Предпоследнее сообщение – от Жени в день вечеринки в «Айя-Напе». Буднично и по-домашнему, будто бы она годами встречала его с работы.
«В котором часу ты приедешь домой?»
Последнее. Его ответ.
«К шести тебе надо быть готовой».
Он тогда не написал, когда будет на месте. Он слово лишнее боялся проронить, чтобы не взорваться. Она чувствовала? Наверное, должна была. Спрашивала же.
«Привет, с днем рождения» на фоне их прошлого будет выглядеть пошло и неуместно.
- Алена, отмените сегодня встречи после четырех часов! – выкрикнул Роман в открытую дверь между собой и секретаршей. Ее мордочка тут же показалась в проеме и удивленно уставилась на начальство.

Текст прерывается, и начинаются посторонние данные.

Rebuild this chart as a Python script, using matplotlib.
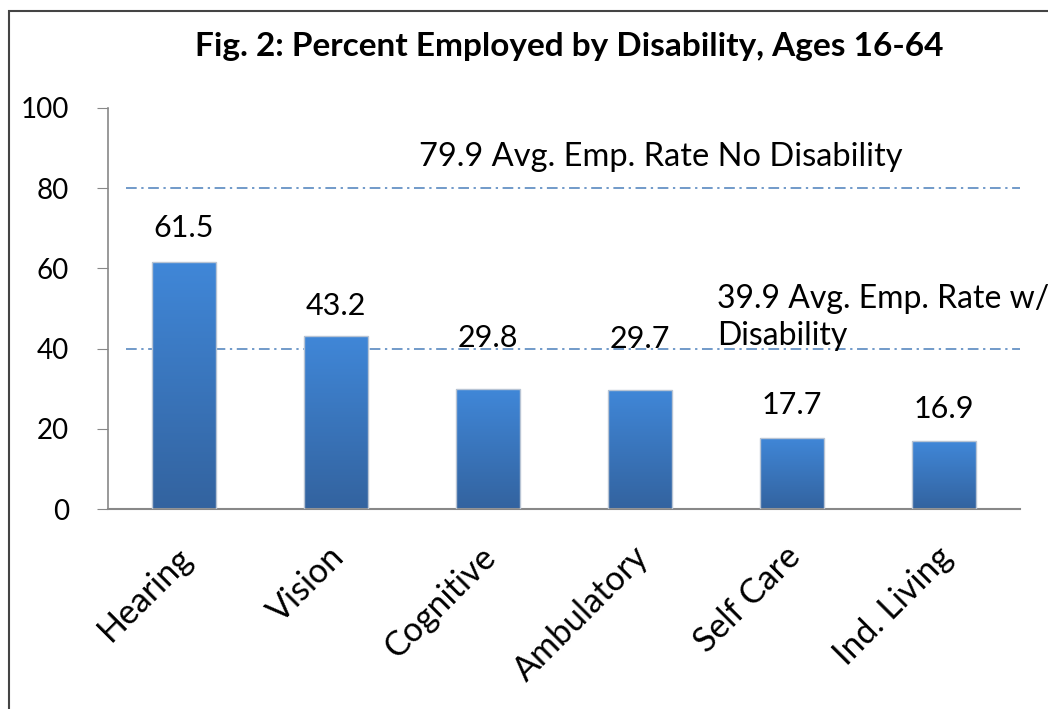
import numpy as np
import matplotlib.pyplot as plt
from matplotlib.patches import Rectangle
from matplotlib.colors import LinearSegmentedColormap
from matplotlib.transforms import ScaledTranslation

plt.rcParams['font.family'] = ['Lato', 'DejaVu Sans']

categories = ['Hearing', 'Vision', 'Cognitive', 'Ambulatory', 'Self Care', 'Ind. Living']
values = [61.5, 43.2, 29.8, 29.7, 17.7, 16.9]
avg_no_dis = 79.9
avg_dis = 39.9

# how far above the bar each value label sits (Excel nudged two of them up)
label_lift = [8.5, 7.5, 12.8, 12.8, 8.2, 8.0]

fig = plt.figure(figsize=(10.48, 7.09), dpi=100)
ax = fig.add_axes([0.103, 0.282, 0.870, 0.566])

# outer frame (cropped on right/bottom like the original)
fig.patches.append(Rectangle((9 / 1048, -0.1), 1.2, 1 - 11 / 709 + 0.1,
                             transform=fig.transFigure, fill=False,
                             edgecolor='#444444', lw=1.5))

x = np.arange(len(categories))
bars = ax.bar(x, values, width=0.42, color='none', edgecolor='#b8c4d4', lw=1, zorder=3)

# vertical gradient in each bar
grad = np.linspace(0, 1, 256).reshape(-1, 1)
cmap = LinearSegmentedColormap.from_list('bar', ['#33639f', '#4087d8'])
for b in bars:
    x0, w, h = b.get_x(), b.get_width(), b.get_height()
    im = ax.imshow(grad, cmap=cmap, aspect='auto', extent=(x0, x0 + w, 0, h),
                   origin='lower', zorder=2)
    im.set_clip_path(b)

for xi, v, lift in zip(x, values, label_lift):
    ax.text(xi, v + lift, f'{v}', ha='center', va='center', fontsize=22, zorder=4)

line_kw = dict(color='#4a7ebb', lw=1.1, linestyle=(0, (7, 3, 1.5, 3)), xmin=0.02, xmax=1.0, zorder=1)
ax.axhline(avg_no_dis, **line_kw)
ax.axhline(avg_dis, **line_kw)

ax.text(1.55, 87.8, f'{avg_no_dis} Avg. Emp. Rate No Disability', fontsize=23.5, va='center')
ax.text(3.51, 47.7, f'{avg_dis} Avg. Emp. Rate w/\nDisability', fontsize=23, va='center',
        linespacing=1.27, zorder=4)

ax.set_xlim(-0.5, 5.5)
ax.set_ylim(0, 100)
ax.set_yticks([0, 20, 40, 60, 80, 100])
ax.tick_params(axis='y', labelsize=20, length=8, color='#888888', pad=20)
ax.set_xticks(x)
ax.set_xticklabels(categories, rotation=45, ha='right', rotation_mode='anchor', fontsize=24.5)
ax.tick_params(axis='x', length=0, pad=22)
shift = ScaledTranslation(-8 / 100, -1 / 100, fig.dpi_scale_trans)
for lbl in ax.get_xticklabels():
    lbl.set_transform(lbl.get_transform() + shift)

for s in ['top', 'right']:
    ax.spines[s].set_visible(False)
ax.spines['left'].set_color('#888888')
ax.spines['bottom'].set_color('#888888')
ax.spines['left'].set_linewidth(1.2)
ax.spines['bottom'].set_linewidth(1.5)

fig.text(0.543, 0.934, 'Fig. 2: Percent Employed by Disability, Ages 16-64',
         ha='center', va='center', fontsize=24, fontweight='bold')

fig.savefig('out.png', dpi=100)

- В смысле отменить? – уточнила зачем-то она, обычно понимавшая с полуслова все, что касалось работы, но тут ее алгоритмы, видимо, заглючили. – У вас же там по проекту гостиницы расписано до ночи!
- Перенесите на завтра или послезавтра, - сдержанно ответил Роман. – Мне все равно. Фролова вместо меня не посылайте, но сегодня... мне нужен свободный вечер. Если кто-то сможет подъехать до четырех – я постараюсь принять.
- Как скажете, Роман Романович, - в замешательстве согласилась Алена. – Что-то еще?
- Да. Закажите цветы. Какой-нибудь... посолиднее букет. Розы...
- В «MilleFleurs»? – уточнила зачем-то его самая смышленая на свете помощница, заметно скиснув.
- Ну где вы там заказываете? – рассердился Моджеевский, и Аленка, что-то пробормотав, тут же скрылась с глаз. Роман замер на месте. Снег продолжал валить. Кажется, еще крупнее и гуще.
- Куда отправлять? – раздался писк из приемной.
- Никуда! – гаркнул он, придя в себя. – Отбой! Ничего не надо! Никаких цветов!
И этим значительно усложнил свою задачу. И удивлялся себе: получается, все уже решил? Ему понадобилось четыре месяца, чтобы все решить. Решить так, как не смог тогда, сразу. От самого себя тошно. До обеда он дотянул с трудом. На еду не прерывался. Все, что попадало в его желудок – имело жидкую консистенцию, темно-коричневый цвет и запах кофе. Крепкого и без сахара. Сладкий Алена пока не рисковала ему нести – и правильно делала. До кондиции, когда пора подслащивать, он дошел только к трем, но к тому времени уже от всего отказывался, что отвлекло бы хоть на минуту.